* Description of the task *
Everything in the data should be repeated exactly, save for the images.

* Given information *
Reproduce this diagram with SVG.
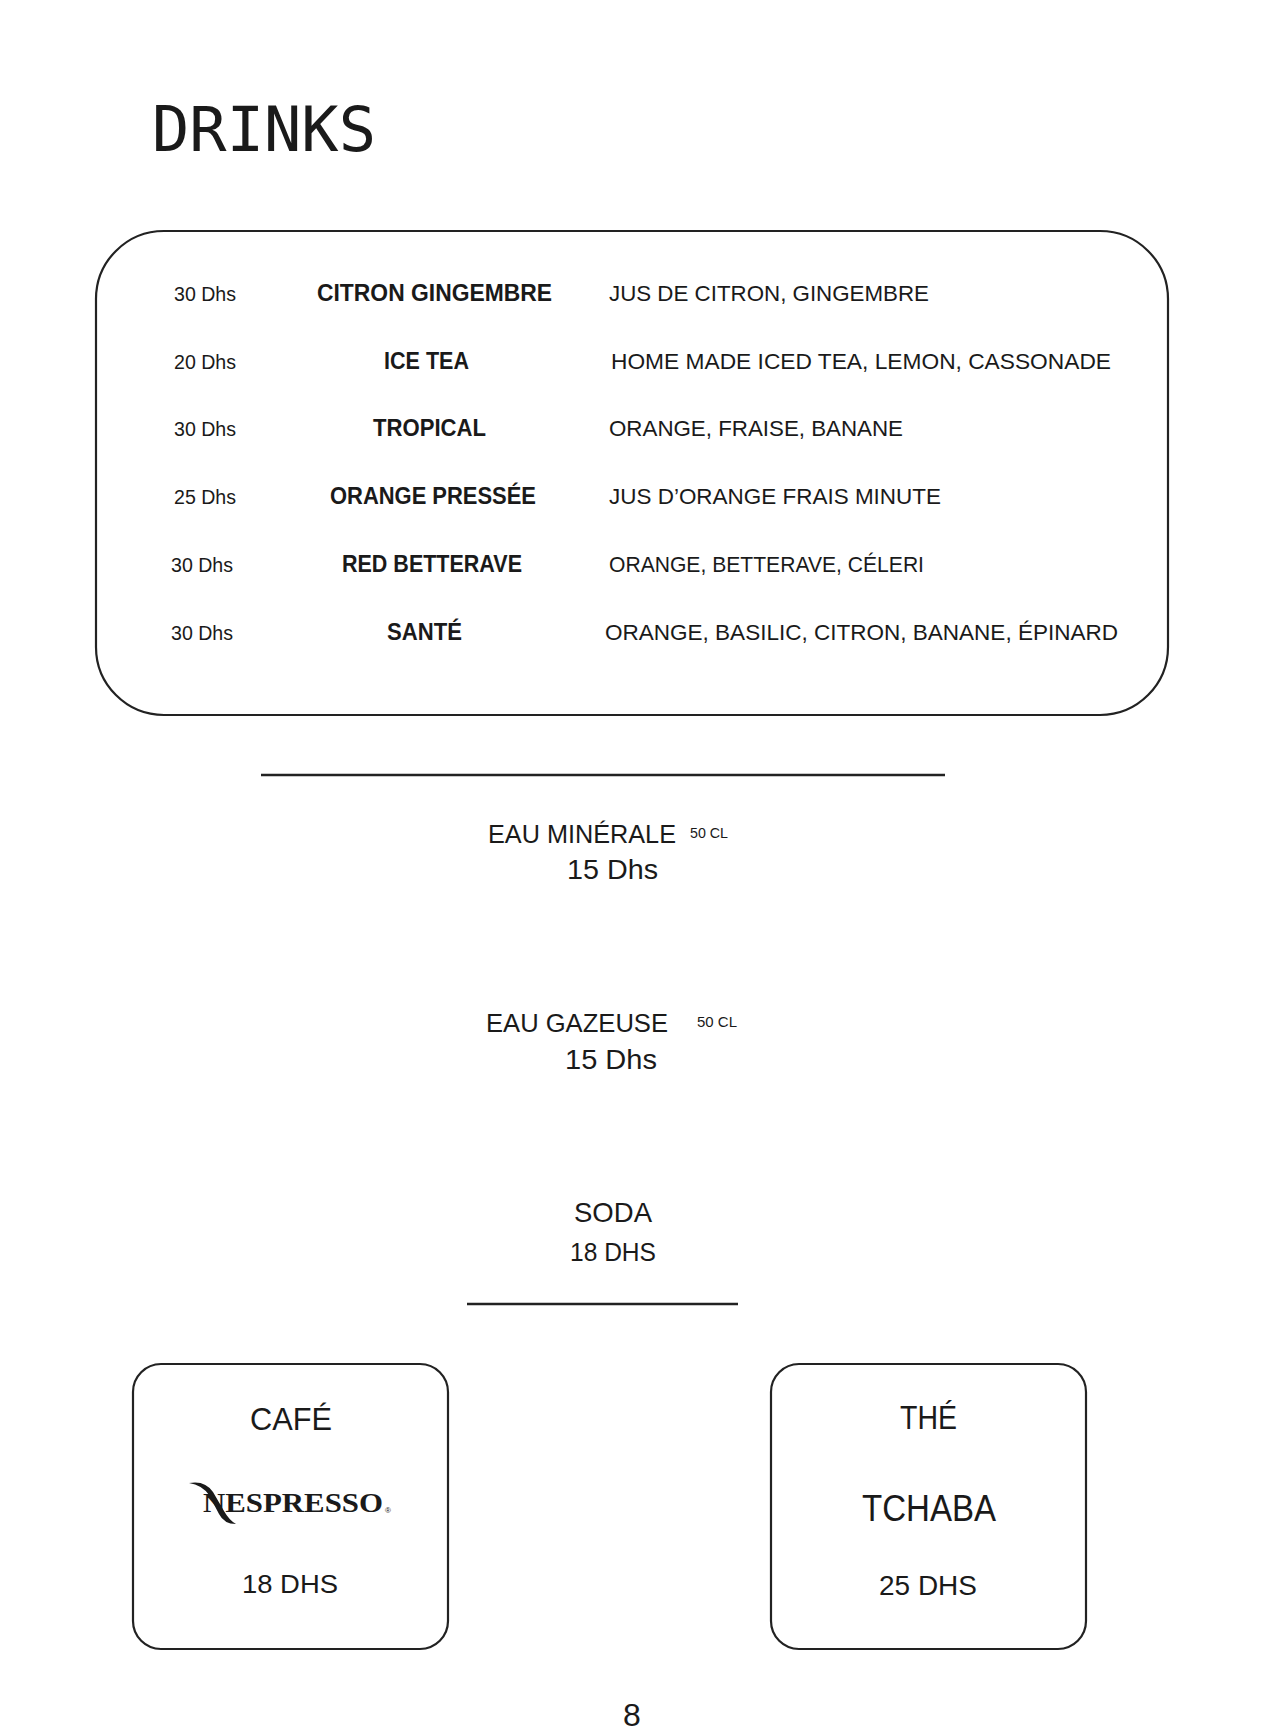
<svg xmlns="http://www.w3.org/2000/svg" width="1270" height="1736" viewBox="0 0 1270 1736">
<style>
  text { fill: #1a1a1a; font-family: "Liberation Sans", Arial, sans-serif; }
  .title { font-family: "DejaVu Sans Mono", monospace; font-size: 62px; }
  .price { font-size: 20px; }
  .name { font-size: 23px; font-weight: bold; }
  .desc { font-size: 22.5px; }
  .big { font-size: 26px; }
  .small { font-size: 14px; }
  .dhs { font-size: 28px; }
  .box { fill: none; stroke: #222; stroke-width: 2.2; }
  .rule { stroke: #222; stroke-width: 2.5; }
  .logo { font-family: "Liberation Serif", "Times New Roman", serif; font-weight: bold; font-size: 27px; }
</style>
<rect width="1270" height="1736" fill="#ffffff"/>

<g id="title">
  <text class="title" x="152" y="151">DRINKS</text>
</g>

<g id="juice-menu">
  <rect class="box" x="96" y="231" width="1072" height="484" rx="68" ry="68"/>
  <g id="row-citron-gingembre">
    <text class="price" x="174" y="301" textLength="62" lengthAdjust="spacingAndGlyphs">30 Dhs</text>
    <text class="name" x="317" y="301" textLength="235" lengthAdjust="spacingAndGlyphs">CITRON GINGEMBRE</text>
    <text class="desc" x="609" y="301" textLength="320" lengthAdjust="spacingAndGlyphs">JUS DE CITRON, GINGEMBRE</text>
  </g>
  <g id="row-ice-tea">
    <text class="price" x="174" y="369" textLength="62" lengthAdjust="spacingAndGlyphs">20 Dhs</text>
    <text class="name" x="384" y="369" textLength="85" lengthAdjust="spacingAndGlyphs">ICE TEA</text>
    <text class="desc" x="611" y="369" textLength="500" lengthAdjust="spacingAndGlyphs">HOME MADE ICED TEA, LEMON, CASSONADE</text>
  </g>
  <g id="row-tropical">
    <text class="price" x="174" y="436" textLength="62" lengthAdjust="spacingAndGlyphs">30 Dhs</text>
    <text class="name" x="373" y="436" textLength="113" lengthAdjust="spacingAndGlyphs">TROPICAL</text>
    <text class="desc" x="609" y="436" textLength="294" lengthAdjust="spacingAndGlyphs">ORANGE, FRAISE, BANANE</text>
  </g>
  <g id="row-orange-pressee">
    <text class="price" x="174" y="504" textLength="62" lengthAdjust="spacingAndGlyphs">25 Dhs</text>
    <text class="name" x="330" y="504" textLength="206" lengthAdjust="spacingAndGlyphs">ORANGE PRESSÉE</text>
    <text class="desc" x="609" y="504" textLength="332" lengthAdjust="spacingAndGlyphs">JUS D’ORANGE FRAIS MINUTE</text>
  </g>
  <g id="row-red-betterave">
    <text class="price" x="171" y="572" textLength="62" lengthAdjust="spacingAndGlyphs">30 Dhs</text>
    <text class="name" x="342" y="572" textLength="180" lengthAdjust="spacingAndGlyphs">RED BETTERAVE</text>
    <text class="desc" x="609" y="572" textLength="315" lengthAdjust="spacingAndGlyphs">ORANGE, BETTERAVE, CÉLERI</text>
  </g>
  <g id="row-sante">
    <text class="price" x="171" y="640" textLength="62" lengthAdjust="spacingAndGlyphs">30 Dhs</text>
    <text class="name" x="387" y="640" textLength="75" lengthAdjust="spacingAndGlyphs">SANTÉ</text>
    <text class="desc" x="605" y="640" textLength="513" lengthAdjust="spacingAndGlyphs">ORANGE, BASILIC, CITRON, BANANE, ÉPINARD</text>
  </g>
</g>

<g id="rules">
  <line class="rule" x1="261" y1="775" x2="945" y2="775"/>
  <line class="rule" x1="467" y1="1304" x2="738" y2="1304"/>
</g>

<g id="eau-minerale">
  <text class="big" x="488" y="843" textLength="188" lengthAdjust="spacingAndGlyphs">EAU MINÉRALE</text>
  <text class="small" x="690" y="838" textLength="38" lengthAdjust="spacingAndGlyphs">50 CL</text>
  <text class="dhs" x="567" y="879" textLength="91" lengthAdjust="spacingAndGlyphs">15 Dhs</text>
</g>

<g id="eau-gazeuse">
  <text class="big" x="486" y="1032" textLength="182" lengthAdjust="spacingAndGlyphs">EAU GAZEUSE</text>
  <text class="small" x="697" y="1027" textLength="40" lengthAdjust="spacingAndGlyphs">50 CL</text>
  <text class="dhs" x="565" y="1069" textLength="92" lengthAdjust="spacingAndGlyphs">15 Dhs</text>
</g>

<g id="soda">
  <text x="574" y="1222" font-size="28" textLength="78" lengthAdjust="spacingAndGlyphs">SODA</text>
  <text x="570" y="1261" font-size="25" textLength="86" lengthAdjust="spacingAndGlyphs">18 DHS</text>
</g>

<g id="cafe">
  <rect class="box" x="133" y="1364" width="315" height="285" rx="28" ry="28"/>
  <text x="250" y="1430" font-size="32" textLength="82" lengthAdjust="spacingAndGlyphs">CAFÉ</text>
  <path d="M189,1483 Q205,1480 213,1492 L224,1511 Q229,1520 236,1524 Q224,1524 219,1514 L209,1495 Q202,1485 189,1483 Z" fill="#1a1a1a"/>
  <text class="logo" x="203" y="1512" textLength="180" lengthAdjust="spacingAndGlyphs">NESPRESSO</text>
  <text x="385" y="1513" font-size="8">®</text>
  <text x="242" y="1593" font-size="26" textLength="96" lengthAdjust="spacingAndGlyphs">18 DHS</text>
</g>

<g id="the">
  <rect class="box" x="771" y="1364" width="315" height="285" rx="28" ry="28"/>
  <text x="900" y="1429" font-size="34" textLength="57" lengthAdjust="spacingAndGlyphs">THÉ</text>
  <text x="862" y="1521" font-size="36" textLength="134" lengthAdjust="spacingAndGlyphs">TCHABA</text>
  <text x="879" y="1595" font-size="27" textLength="98" lengthAdjust="spacingAndGlyphs">25 DHS</text>
</g>

<g id="page-number">
  <text x="632" y="1726" font-size="32" text-anchor="middle">8</text>
</g>
</svg>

* Exercise answer *
Reproduce this diagram with SVG.
<svg xmlns="http://www.w3.org/2000/svg" width="1270" height="1736" viewBox="0 0 1270 1736">
<style>
  text { fill: #1a1a1a; font-family: "Liberation Sans", Arial, sans-serif; }
  .title { font-family: "DejaVu Sans Mono", monospace; font-size: 62px; }
  .price { font-size: 20px; }
  .name { font-size: 23px; font-weight: bold; }
  .desc { font-size: 22.5px; }
  .big { font-size: 26px; }
  .small { font-size: 14px; }
  .dhs { font-size: 28px; }
  .box { fill: none; stroke: #222; stroke-width: 2.2; }
  .rule { stroke: #222; stroke-width: 2.5; }
  .logo { font-family: "Liberation Serif", "Times New Roman", serif; font-weight: bold; font-size: 27px; }
</style>
<rect width="1270" height="1736" fill="#ffffff"/>

<g id="title">
  <text class="title" x="152" y="151">DRINKS</text>
</g>

<g id="juice-menu">
  <rect class="box" x="96" y="231" width="1072" height="484" rx="68" ry="68"/>
  <g id="row-citron-gingembre">
    <text class="price" x="174" y="301" textLength="62" lengthAdjust="spacingAndGlyphs">30 Dhs</text>
    <text class="name" x="317" y="301" textLength="235" lengthAdjust="spacingAndGlyphs">CITRON GINGEMBRE</text>
    <text class="desc" x="609" y="301" textLength="320" lengthAdjust="spacingAndGlyphs">JUS DE CITRON, GINGEMBRE</text>
  </g>
  <g id="row-ice-tea">
    <text class="price" x="174" y="369" textLength="62" lengthAdjust="spacingAndGlyphs">20 Dhs</text>
    <text class="name" x="384" y="369" textLength="85" lengthAdjust="spacingAndGlyphs">ICE TEA</text>
    <text class="desc" x="611" y="369" textLength="500" lengthAdjust="spacingAndGlyphs">HOME MADE ICED TEA, LEMON, CASSONADE</text>
  </g>
  <g id="row-tropical">
    <text class="price" x="174" y="436" textLength="62" lengthAdjust="spacingAndGlyphs">30 Dhs</text>
    <text class="name" x="373" y="436" textLength="113" lengthAdjust="spacingAndGlyphs">TROPICAL</text>
    <text class="desc" x="609" y="436" textLength="294" lengthAdjust="spacingAndGlyphs">ORANGE, FRAISE, BANANE</text>
  </g>
  <g id="row-orange-pressee">
    <text class="price" x="174" y="504" textLength="62" lengthAdjust="spacingAndGlyphs">25 Dhs</text>
    <text class="name" x="330" y="504" textLength="206" lengthAdjust="spacingAndGlyphs">ORANGE PRESSÉE</text>
    <text class="desc" x="609" y="504" textLength="332" lengthAdjust="spacingAndGlyphs">JUS D’ORANGE FRAIS MINUTE</text>
  </g>
  <g id="row-red-betterave">
    <text class="price" x="171" y="572" textLength="62" lengthAdjust="spacingAndGlyphs">30 Dhs</text>
    <text class="name" x="342" y="572" textLength="180" lengthAdjust="spacingAndGlyphs">RED BETTERAVE</text>
    <text class="desc" x="609" y="572" textLength="315" lengthAdjust="spacingAndGlyphs">ORANGE, BETTERAVE, CÉLERI</text>
  </g>
  <g id="row-sante">
    <text class="price" x="171" y="640" textLength="62" lengthAdjust="spacingAndGlyphs">30 Dhs</text>
    <text class="name" x="387" y="640" textLength="75" lengthAdjust="spacingAndGlyphs">SANTÉ</text>
    <text class="desc" x="605" y="640" textLength="513" lengthAdjust="spacingAndGlyphs">ORANGE, BASILIC, CITRON, BANANE, ÉPINARD</text>
  </g>
</g>

<g id="rules">
  <line class="rule" x1="261" y1="775" x2="945" y2="775"/>
  <line class="rule" x1="467" y1="1304" x2="738" y2="1304"/>
</g>

<g id="eau-minerale">
  <text class="big" x="488" y="843" textLength="188" lengthAdjust="spacingAndGlyphs">EAU MINÉRALE</text>
  <text class="small" x="690" y="838" textLength="38" lengthAdjust="spacingAndGlyphs">50 CL</text>
  <text class="dhs" x="567" y="879" textLength="91" lengthAdjust="spacingAndGlyphs">15 Dhs</text>
</g>

<g id="eau-gazeuse">
  <text class="big" x="486" y="1032" textLength="182" lengthAdjust="spacingAndGlyphs">EAU GAZEUSE</text>
  <text class="small" x="697" y="1027" textLength="40" lengthAdjust="spacingAndGlyphs">50 CL</text>
  <text class="dhs" x="565" y="1069" textLength="92" lengthAdjust="spacingAndGlyphs">15 Dhs</text>
</g>

<g id="soda">
  <text x="574" y="1222" font-size="28" textLength="78" lengthAdjust="spacingAndGlyphs">SODA</text>
  <text x="570" y="1261" font-size="25" textLength="86" lengthAdjust="spacingAndGlyphs">18 DHS</text>
</g>

<g id="cafe">
  <rect class="box" x="133" y="1364" width="315" height="285" rx="28" ry="28"/>
  <text x="250" y="1430" font-size="32" textLength="82" lengthAdjust="spacingAndGlyphs">CAFÉ</text>
  <path d="M189,1483 Q205,1480 213,1492 L224,1511 Q229,1520 236,1524 Q224,1524 219,1514 L209,1495 Q202,1485 189,1483 Z" fill="#1a1a1a"/>
  <text class="logo" x="203" y="1512" textLength="180" lengthAdjust="spacingAndGlyphs">NESPRESSO</text>
  <text x="385" y="1513" font-size="8">®</text>
  <text x="242" y="1593" font-size="26" textLength="96" lengthAdjust="spacingAndGlyphs">18 DHS</text>
</g>

<g id="the">
  <rect class="box" x="771" y="1364" width="315" height="285" rx="28" ry="28"/>
  <text x="900" y="1429" font-size="34" textLength="57" lengthAdjust="spacingAndGlyphs">THÉ</text>
  <text x="862" y="1521" font-size="36" textLength="134" lengthAdjust="spacingAndGlyphs">TCHABA</text>
  <text x="879" y="1595" font-size="27" textLength="98" lengthAdjust="spacingAndGlyphs">25 DHS</text>
</g>

<g id="page-number">
  <text x="632" y="1726" font-size="32" text-anchor="middle">8</text>
</g>
</svg>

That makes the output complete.